King of the Zombies feels like two movies are happening in it simultaneously: a horror movie and a comedy. In fact, Moreland appears to be acting in a completely different movie from the other actors. He will make jokes and do his shtick while Purcell and Archer don't even react. This gives the film a disconnected feeling as the tone can shift wildly in a single dialogue exchange.
While he's staying downstairs with the other servants, Jeff sees the zombies firsthand, as the servants in the house are charged with caring for the zombies. However, none of the others believe him, accusing him of being drunk or hallucinating. Soon, though, the evidence becomes overwhelming for Mac and Bill, and they start to believe Jeff.
Jeff moves freely between both worlds in the house's race/class divide, which also means that he can move between the physical and the metaphysical realms. The household servants speak freely with him, while they deny the existence of the supernatural to the others. Later in the movie, Sangre even hypnotizes Jeff into believing that he is a zombie, and for a short time he becomes a sort of leader of the zombie army.

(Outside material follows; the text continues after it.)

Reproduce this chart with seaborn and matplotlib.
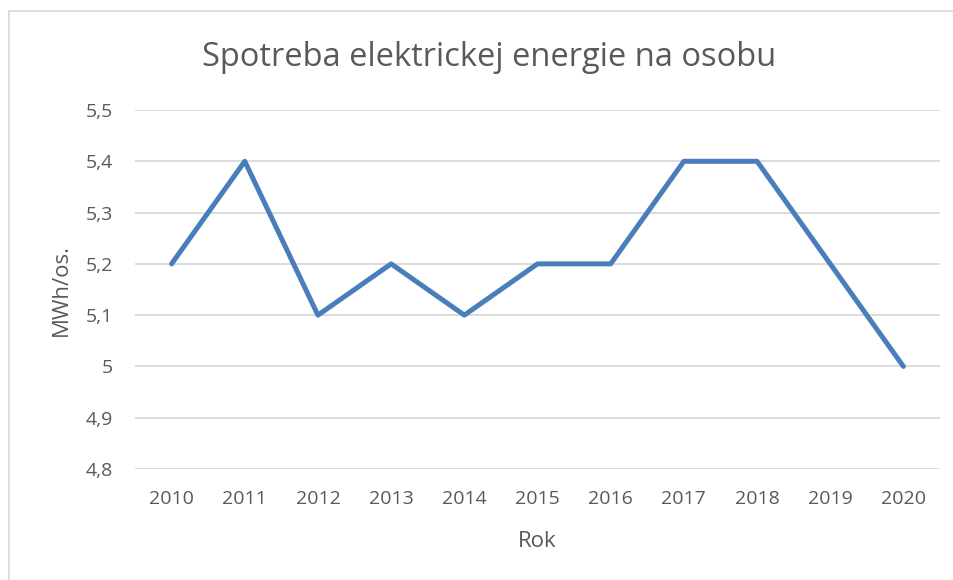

Soon, we discover that Sangre is making zombies for the Nazis, which sounds much more awesome than depicted in the film. He's also using some combination of voodoo and hypnosis to get military secrets from the captive admiral by tranferring the admiral's knowledge into the mind of Sangre's assistant, then hypnotising her to reveal it, but this part really doesn't make sense. Also, while investigating the island's mystery, Mac is transformed into a zombie, though Purcell barely has to change his stiff acting style for this transformation. By the end of the film, Mac has suffered some serious abuse--two concussions, zombification, and several bullet wounds--yet he manages to survive.
The film is worth seeing primarily for Mantan Moreland. It's by no means a progressive performance, but the challenge he presents to the island's racial inequality might come as a surprise to any modern viewer expecting a straightforward racist caricature. And the film structures so much of the mystery around Jeff's discoveries, while the other actors get very little to do (thankfully, as their performances are pretty lackluster). At the very least, the film is less easy to dismiss than the programmatic B-movie it's intended to be.